Griffith consulted Timothy Richards Lewis, who at the time was the Special Assistant to the Sanitary Commissioner in British India and who had discovered a trypanosome (later named Trypanosoma lewisi) of rats in 1878 (reported in 1879). He sent the infected puppy from which Lewis confirmed the presence of parasites in the blood similar to his discovery. However, Lewis disagreed on one aspect, as his trypanosmes were found in healthy rats, he objected to the idea that Griffith's parasites were the cause of surra. Griffith's experiments did not convince the medical community. Lewis and David Douglas Cunningham (Professor of Physiology in the Medical College, Calcutta, and Surgeon-General of India) officially declared that "no microbe found in the living blood of any animal was pathogenic." As reported in Nature, "Official opinion was strongly against him [Griffith]."

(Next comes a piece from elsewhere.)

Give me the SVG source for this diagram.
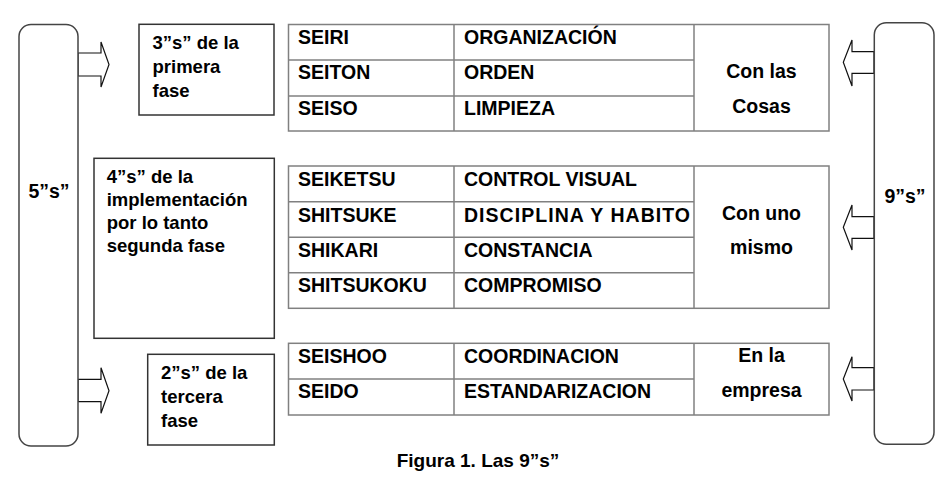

Griffith's discovery was independently proved by J. H. Steel who reported the same parasites from transport mules in British Burma (now Myanmar) in 1885. The Punjab Military Department published Steel's and Griffith's reports showing the similarity of the parasites and the diseases. Steel believed that the parasite was a type of spirochaete bacteria and named it Spirochaeta evansi, honouring the original discoverer. After returning to England, Griffith continued the research with Edgar Crookshank at King's College London. Crookshank identified the parasite as a kind of protozoan with similarity to the protozoan parasite of fish (Haematomonas Mitrophanow, described in 1883) and renamed it as Haematonomas evansi, but quickly changed it to Trichomonas evansi. The correct description and the name Trypanosoma evansi were given by a French veterinarian J. Chauvrat in 1896. Surra then was established as the first trypanosome disease (trypanosomiasis).

== Awards and honours ==
Griffith was elected member of the British Medical Association from 1874. He received the Mary Kingsley Medal from the BMA and a medal from the Liverpool School of Tropical Medicine in on 14 December 1917. The next year, the Royal College of Veterinary Surgeons awarded him its John Steel Medal. The University of Wales conferred him honoris causa DSc degree in 1919. He received the first Hunterian medal of the Hunterian Society in 1932.

Griffith's centennial birthday was celebrated with tributes from the King and Queen, Prince of Wales, Royal Veterinary College, and the mayor of Bangor. He was conferred an honorary citizenship honour, freeman of the City of Bangor.